Japan starts $36B in U.S. energy and minerals projects
President Donald Trump announced that Japan has begun investing in major U.S. energy and industrial projects, launching a first $36 billion tranche under a broader $550 billion bilateral commitment, as reported by Bloomberg (https://www.bloomberg.com/news/articles/2026-02-17/trump-announces-first-japan-investments-under-trade-deal). The initial funding focuses on strategic energy infrastructure and critical minerals linked to economic and national security priorities.
While detailed project lists were not fully disclosed at the time of the announcement, the move signals the start of a multi-year pipeline aligned with oil and gas development, power systems, and minerals supply chains.
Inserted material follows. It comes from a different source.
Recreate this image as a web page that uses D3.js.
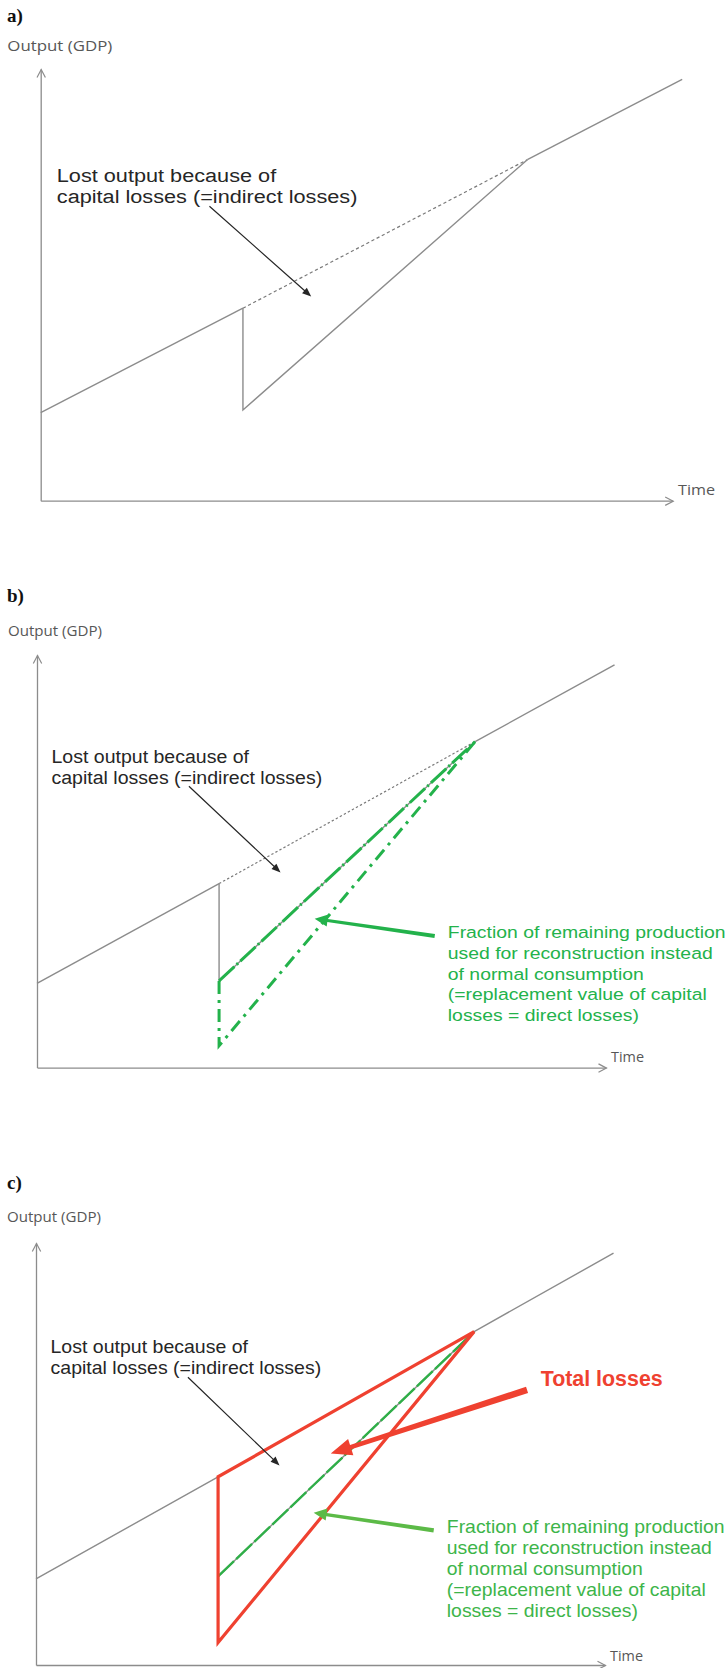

The arrangement is presented as part of a cross-border industrial strategy rather than a single commercial transaction.
Where funds go: Texas oil and gas, Ohio power, Georgia minerals
According to Reuters, the first set of investments targets three sites: oil and gas infrastructure in Texas, power-sector projects in Ohio, and critical minerals in Georgia, including an oil export facility (https://www.reuters.com/business/energy/trump-announces-energy-critical-mineral-projects-texas-ohio-georgia-2026-02-17/). These locations suggest a focus on export capacity, grid and generation upgrades, and upstream-to-processing minerals capabilities.
Additional industry context indicates that Japanese utilities and trading houses have been stepping up acquisitions in U.S. LNG and shale assets since mid-2025, motivated by supply control and anticipated power demand growth; analysts also note risks from heavier dependence on U.S. LNG, according to CSIS (https://www.csis.org/analysis/japanese-energy-companies-step-us-investments). These trends help explain why early funds appear concentrated in hydrocarbons, grid-adjacent power, and mineral processing rather than higher-risk greenfield ventures.
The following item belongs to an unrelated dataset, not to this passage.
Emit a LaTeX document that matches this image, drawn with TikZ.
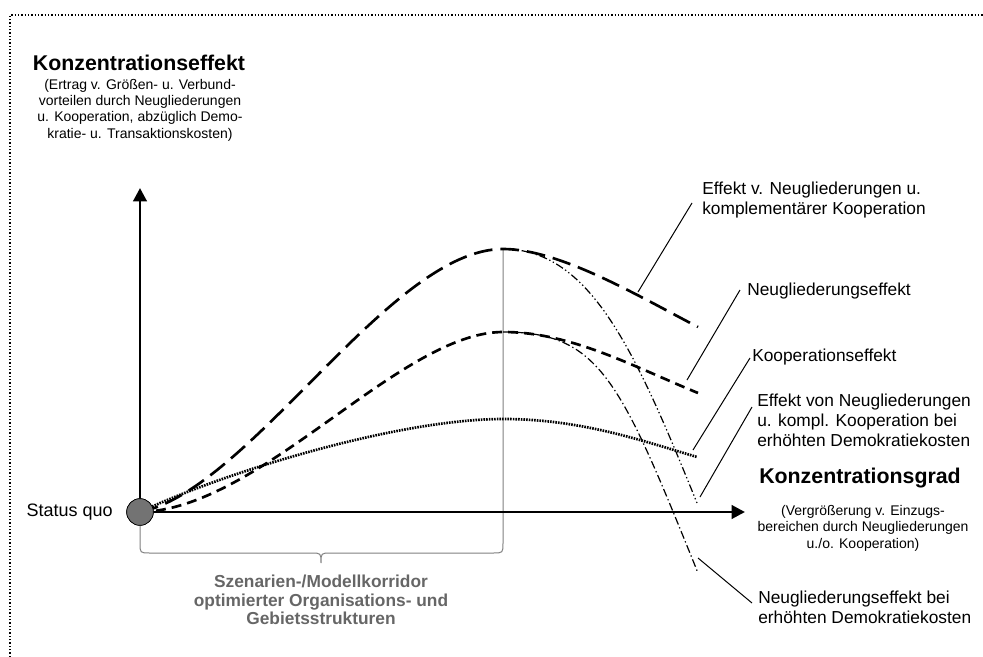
\documentclass[tikz,border=0pt]{standalone}
\usepackage{fontspec}
\setmainfont{Liberation Sans}
\usetikzlibrary{arrows.meta}

\tikzset{
  axis/.style={line width=2.2pt,-{Triangle[length=10pt,width=10pt]}},
  longdash/.style={line width=2pt,dash pattern=on 14pt off 6pt},
  middash/.style={line width=2pt,dash pattern=on 7.5pt off 4.5pt},
  dots/.style={line width=2pt,dash pattern=on 1.2pt off 0.8pt},
  ddotdash/.style={line width=0.9pt,dash pattern=on 6pt off 2pt on 1pt off 2pt on 1pt off 2pt},
  dotdash/.style={line width=0.9pt,dash pattern=on 6pt off 2.2pt on 1pt off 2.2pt},
  leader/.style={line width=0.75pt},
  corridor/.style={draw=black!50,line width=0.75pt},
  head/.style={font=\bfseries\fontsize{16}{19}\selectfont},
  subtxt/.style={font=\fontsize{10.5}{12.3}\selectfont,align=center},
  lbl/.style={font=\fontsize{13}{15}\selectfont,align=left,anchor=west}
}

\begin{document}
\begin{tikzpicture}[x=0.75pt,y=-0.75pt]
        \useasboundingbox (0,0) rectangle (983,657);

        % frame
        \draw[line width=1.4pt,dash pattern=on 1pt off 1.5pt] (10,657) -- (10,15) -- (983,15);

        \coordinate (xtip) at (745,512);
        \coordinate (ytip) at (140,188);
        \coordinate (pkA)  at (503,249);
        \coordinate (pkB)  at (503,332);
        \coordinate (pkC)  at (503,419);

        \node[circle,draw,fill=black!55,line width=0.5pt,minimum size=20pt,inner sep=0pt] (sq) at (140,512) {};

        % corridor brace
        \draw[corridor] (140,517) -- (140,543) .. controls (140,553) .. (150,553) -- (311,553)
          .. controls (321,553) .. (321,563) .. controls (321,553) .. (331,553) -- (493,553)
          .. controls (503,553) .. (503,543) -- (pkA);

        % curves
        \draw[longdash] (sq.center) .. controls (250,490) and (390,249) .. (pkA)
          .. controls (560,249) and (640,297) .. (698,327);
        \draw[middash] (sq.center) .. controls (260,510) and (400,332) .. (pkB)
          .. controls (570,332) and (630,365) .. (698,393);
        \draw[dots] (sq.center) .. controls (230,470) and (400,419) .. (pkC)
          .. controls (580,419) and (640,440) .. (697,457);
        \draw[ddotdash] (pkA) .. controls (590,249) and (635,350) .. (697,503);
        \draw[dotdash] (pkB) .. controls (600,332) and (620,380) .. (698,573);

        % axes
        \draw[axis] (sq.center) -- (xtip);
        \draw[axis] (sq.center) -- (ytip);
        \node[circle,draw,fill=black!55,line width=0.5pt,minimum size=20pt,inner sep=0pt] at (sq) {};

        % leaders
        \coordinate (cA) at (638,292);  \coordinate (tA) at (692,203);
        \coordinate (cB) at (687,380);  \coordinate (tB) at (740,290);
        \coordinate (cC) at (693,450);  \coordinate (tC) at (750,358);
        \coordinate (cD) at (700,497);  \coordinate (tD) at (752,407);
        \coordinate (cE) at (698,558);  \coordinate (tE) at (752,603);
        \draw[leader] (cA) -- (tA);
        \draw[leader] (cB) -- (tB);
        \draw[leader] (cC) -- (tC);
        \draw[leader] (cD) -- (tD);
        \draw[leader] (cE) -- (tE);

        \begin{scope}[every node/.style={inner sep=0pt}]
          \node[head] (yhead) at (139,63) {Konzentrationseffekt};
          \node[subtxt] (ysub) at (140,110) {(Ertrag v. Größen- u. Verbund-\\vorteilen durch Neugliederungen\\u. Kooperation, abzüglich Demo-\\kratie- u. Transaktionskosten)};
          \node[head] (xhead) at (860,478) {Konzentrationsgrad};
          \node[subtxt] (xsub) at (863,528) {(Vergrößerung v. Einzugs-\\bereichen durch Neugliederungen\\u./o. Kooperation)};
          \node[font=\fontsize{13.5}{15}\selectfont,anchor=east] (sqlbl) at (113,512) {Status quo};
          \node[lbl] (lblA) at (702,200) {Effekt v. Neugliederungen u.\\komplementärer Kooperation};
          \node[lbl] (lblB) at (747,291) {Neugliederungseffekt};
          \node[lbl] (lblC) at (752,357) {Kooperationseffekt};
          \node[lbl] (lblD) at (757,420) {Effekt von Neugliederungen\\u. kompl. Kooperation bei\\erhöhten Demokratiekosten};
          \node[lbl] (lblE) at (758,607) {Neugliederungseffekt bei\\erhöhten Demokratiekosten};
          \node[font=\bfseries\fontsize{13}{14}\selectfont,align=center,text=black!60] (corr) at (321,600) {Szenarien-/Modellkorridor\\optimierter Organisations- und\\Gebietsstrukturen};
        \end{scope}

      \end{tikzpicture}
\end{document}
How projects are chosen: joint METI–U.S. Commerce framework
Japan’s Ministry of Economy, Trade and Industry has outlined a joint selection framework with the U.S. Department of Commerce that uses equity, loans, and guarantees, with Japanese institutions retaining decision-making responsibilities and not simply following U.S. direction, according to METI (https://www.meti.go.jp/english/speeches/press_conferences/2025/1024001.html). This governance structure is intended to balance speed with due diligence, aligning projects to both countries’ economic security objectives while applying commercial screens.
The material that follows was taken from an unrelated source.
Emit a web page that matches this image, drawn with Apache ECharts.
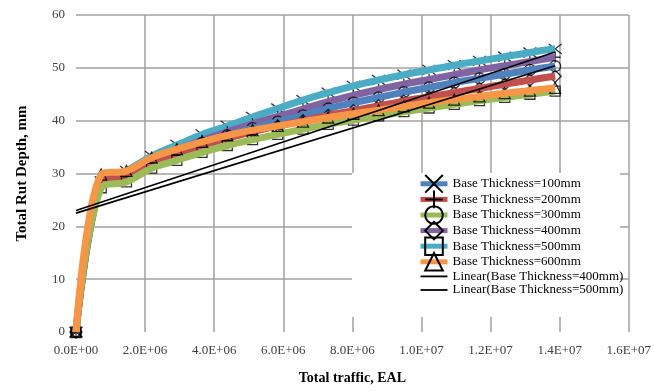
<!DOCTYPE html>
<html>
<head>
<meta charset="utf-8">
<script src="https://cdn.jsdelivr.net/npm/echarts@6/dist/echarts.min.js"></script>
<style>
  html, body { margin: 0; padding: 0; background: #fff; }
  #chart { width: 654px; height: 392px; }
</style>
</head>
<body>
<div id="chart"></div>
<script>
// Cumulative traffic (EAL) at each evaluation step
const traffic = [0, 730000, 1460000, 2190000, 2920000, 3650000, 4380000, 5110000, 5840000, 6570000,
  7300000, 8030000, 8760000, 9490000, 10220000, 10950000, 11680000, 12410000, 13140000, 13870000];

// Rut depth curves (mm), one per base thickness
const line100 = [0, 28.3, 29.6, 32.3, 34.1, 35.8, 37.2, 38.6, 39.8, 41.0, 42.3, 43.4, 44.4, 45.4, 46.3, 47.2, 48.0, 48.8, 49.6, 50.3];
const line200 = [0, 28.0, 29.4, 32.0, 33.8, 35.3, 36.7, 37.9, 39.0, 40.0, 41.0, 41.9, 42.8, 43.7, 44.5, 45.3, 46.1, 46.9, 47.7, 48.4];
const line300 = [0, 27.3, 28.4, 31.0, 32.5, 34.0, 35.3, 36.4, 37.4, 38.4, 39.3, 40.1, 40.9, 41.7, 42.4, 43.1, 43.8, 44.4, 45.0, 45.6];
const line400 = [0, 28.5, 29.8, 32.6, 34.5, 36.3, 37.9, 39.4, 40.8, 42.2, 43.6, 44.8, 45.9, 46.9, 47.8, 48.7, 49.6, 50.4, 51.2, 52.0];
const line500 = [0, 28.5, 30.5, 33.3, 35.4, 37.4, 39.0, 40.7, 42.3, 43.9, 45.3, 46.6, 47.7, 48.7, 49.6, 50.5, 51.3, 52.1, 52.9, 53.6];
const line600 = [0, 29.8, 30.5, 33.0, 34.6, 36.0, 37.2, 38.2, 39.0, 39.8, 40.6, 41.3, 42.0, 42.7, 43.4, 44.0, 44.6, 45.2, 45.7, 46.2];

// Point markers (mm) for each base thickness
const mark100 = [0, 28.5, 30.5, 33.3, 35.4, 37.4, 39.0, 40.7, 42.3, 43.9, 45.3, 46.6, 47.7, 48.7, 49.6, 50.5, 51.3, 52.1, 52.9, 53.6];
const mark200 = [0, 28.5, 29.8, 32.6, 34.5, 36.3, 37.9, 39.4, 40.8, 42.2, 43.6, 44.8, 45.9, 46.9, 47.8, 48.7, 49.6, 50.4, 51.2, 52.0];
const mark300 = [0, 28.3, 29.6, 32.3, 34.1, 35.8, 37.2, 38.6, 39.8, 41.0, 42.3, 43.4, 44.4, 45.4, 46.3, 47.2, 48.0, 48.8, 49.6, 50.3];
const mark400 = [0, 28.0, 29.4, 32.0, 33.8, 35.3, 36.7, 37.9, 39.0, 40.0, 41.0, 41.9, 42.8, 43.7, 44.5, 45.3, 46.1, 46.9, 47.7, 48.4];
const mark500 = [0, 27.3, 28.4, 31.0, 32.5, 34.0, 35.3, 36.4, 37.4, 38.4, 39.3, 40.1, 40.9, 41.7, 42.4, 43.1, 43.8, 44.4, 45.0, 45.6];
const mark600 = [0, 29.8, 30.5, 33.0, 34.6, 36.0, 37.2, 38.2, 39.0, 39.8, 40.6, 41.3, 42.0, 42.7, 43.4, 44.0, 44.6, 45.2, 45.7, 46.2];

// Linear trend lines (start and end of traffic range)
const trendX = [0, 13870000];
const trend400 = [22.5, 50.4];
const trend500 = [23.0, 53.0];

const xTicks = { min: 0, max: 16000000, step: 2000000 };
const yTicks = { min: 0, max: 60, step: 10 };

const FONT = 'Liberation Serif';
const COLORS = { b100: '#4F81BD', b200: '#C0504D', b300: '#9BBB59', b400: '#8064A2', b500: '#4BACC6', b600: '#F79646' };
const SYM = {
  x: 'path://M0,0L22,14M22,0L0,14',
  plus: 'path://M11,0L11,22M0,11L22,11',
  circle: 'circle',
  diamond: 'diamond',
  square: 'rect',
  triangle: 'triangle'
};

function sci(v) {
  if (v === 0) return '0.0E+00';
  const e = Math.floor(Math.log10(v) + 1e-9);
  const m = v / Math.pow(10, e);
  return m.toFixed(1) + 'E+' + String(e).padStart(2, '0');
}
const pairs = (xs, ys) => xs.map((x, i) => [x, ys[i]]);

const curves = [
  { name: 'Base Thickness=100mm', vals: line100, color: COLORS.b100, sym: SYM.x, z: 7 },
  { name: 'Base Thickness=200mm', vals: line200, color: COLORS.b200, sym: SYM.plus, z: 9 },
  { name: 'Base Thickness=300mm', vals: line300, color: COLORS.b300, sym: SYM.circle, z: 11 },
  { name: 'Base Thickness=400mm', vals: line400, color: COLORS.b400, sym: SYM.diamond, z: 5 },
  { name: 'Base Thickness=500mm', vals: line500, color: COLORS.b500, sym: SYM.square, z: 3 },
  { name: 'Base Thickness=600mm', vals: line600, color: COLORS.b600, sym: SYM.triangle, z: 13 }
];
const marks = [
  { id: 'm100', vals: mark100, sym: SYM.x, size: [13, 10], z: 2 },
  { id: 'm200', vals: mark200, sym: SYM.plus, size: 11, z: 4 },
  { id: 'm300', vals: mark300, sym: SYM.circle, size: 11, z: 6 },
  { id: 'm400', vals: mark400, sym: SYM.diamond, size: 12, z: 8 },
  { id: 'm500', vals: mark500, sym: SYM.square, size: 10, z: 10 },
  { id: 'm600', vals: mark600, sym: SYM.triangle, size: 11, z: 12 }
];
const trends = [
  { name: 'Linear(Base Thickness=400mm)', vals: trend400 },
  { name: 'Linear(Base Thickness=500mm)', vals: trend500 }
];

const series = [];
curves.forEach(c => series.push({
  type: 'line', name: c.name, data: pairs(traffic, c.vals),
  symbol: c.sym, showSymbol: false, smooth: 0.35,
  lineStyle: { color: c.color, width: 7 },
  itemStyle: { color: 'transparent', borderColor: '#000', borderWidth: 1.3 },
  z: c.z, silent: true, emphasis: { disabled: true }
}));
marks.forEach(m => series.push({
  type: 'scatter', name: m.id, data: pairs(traffic, m.vals),
  symbol: m.sym, symbolSize: m.size,
  itemStyle: { color: 'transparent', borderColor: '#000', borderWidth: 1.3 },
  z: m.z, silent: true, emphasis: { disabled: true }
}));
trends.forEach(t => series.push({
  type: 'line', name: t.name, data: pairs(trendX, t.vals),
  symbol: 'none', smooth: false,
  lineStyle: { color: '#000', width: 1.6 },
  itemStyle: { color: 'transparent', borderColor: 'transparent', borderWidth: 0 },
  z: 14, silent: true, emphasis: { disabled: true }
}));

const legendData = curves.map(c => ({ name: c.name, lineStyle: { width: 5 } }))
  .concat(trends.map(t => ({ name: t.name, lineStyle: { width: 1.8 } })));

const chart = echarts.init(document.getElementById('chart'), null, { renderer: 'canvas' });
chart.setOption({
  animation: false,
  backgroundColor: '#fff',
  grid: { left: 76, right: 24, top: 15, bottom: 60 },
  xAxis: {
    type: 'value', min: xTicks.min, max: xTicks.max, interval: xTicks.step,
    axisLine: { show: false }, axisTick: { show: false },
    axisLabel: { formatter: sci, color: '#404040', fontFamily: FONT, fontSize: 13, margin: 12 },
    splitLine: { show: true, showMinLine: false, lineStyle: { color: '#a0a0a0', width: 1.5 } },
    name: 'Total traffic, EAL', nameLocation: 'middle', nameGap: 39,
    nameTextStyle: { fontFamily: FONT, fontSize: 14, fontWeight: 'bold', color: '#000' }
  },
  yAxis: {
    type: 'value', min: yTicks.min, max: yTicks.max, interval: yTicks.step,
    axisLine: { show: false }, axisTick: { show: false },
    axisLabel: { color: '#404040', fontFamily: FONT, fontSize: 13, margin: 11 },
    splitLine: { show: true, showMinLine: false, lineStyle: { color: '#a0a0a0', width: 1.5 } },
    name: 'Total Rut Depth, mm', nameLocation: 'middle', nameGap: 46,
    nameTextStyle: { fontFamily: FONT, fontSize: 15, fontWeight: 'bold', color: '#000' }
  },
  // white panel behind the legend, hiding the grid lines there
  graphic: [{
    type: 'rect', left: 352, top: 173, z: 15, silent: true,
    shape: { width: 268, height: 144 }, style: { fill: '#fff' }
  }],
  legend: {
    orient: 'vertical', left: 418, top: 174,
    padding: 0,
    itemWidth: 27, itemHeight: 22, itemGap: -4,
    selectedMode: false, z: 20,
    textStyle: { fontFamily: FONT, fontSize: 13, color: '#000' },
    data: legendData
  },
  series: series
});
</script>
</body>
</html>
To address concerns about political turnover, Japanese leadership has emphasized continuity in the agreement’s commitments before moving into project execution. “I believe that even if the prime minister changes, promises made between governments should not be altered,” said Prime Minister Sanae Takaichi, underscoring that the pledges are government-level in nature (https://www.yahoo.com/news/articles/japans-pm-says-no-plan-104251000.html).
Some Japanese economists and business voices have warned about asymmetry risks and potential exposure to U.S. protectionist pressure, urging careful risk assessment and measured scaling, as reported by English-language coverage of domestic commentary (https://english.news.cn/20251016/2919453beec74aab9615e2bd504a26c2/c.html). These critiques focus on profit-sharing dynamics and the possibility that U.S.-defined priorities could dominate the pipeline over time.
From the U.S. side, officials have framed the early pipeline around lower-risk, security-aligned sectors such as power infrastructure and pipelines, according to remarks highlighted by ROIC.ai (https://www.roic.ai/news/lutnick-japans-550b-us-investment-to-target-power-and-pipelines-10-27-2025). Taken together with METI’s joint-governance stance, this suggests a portfolio emphasizing energy reliability, export capacity, and critical mineral resilience rather than speculative projects.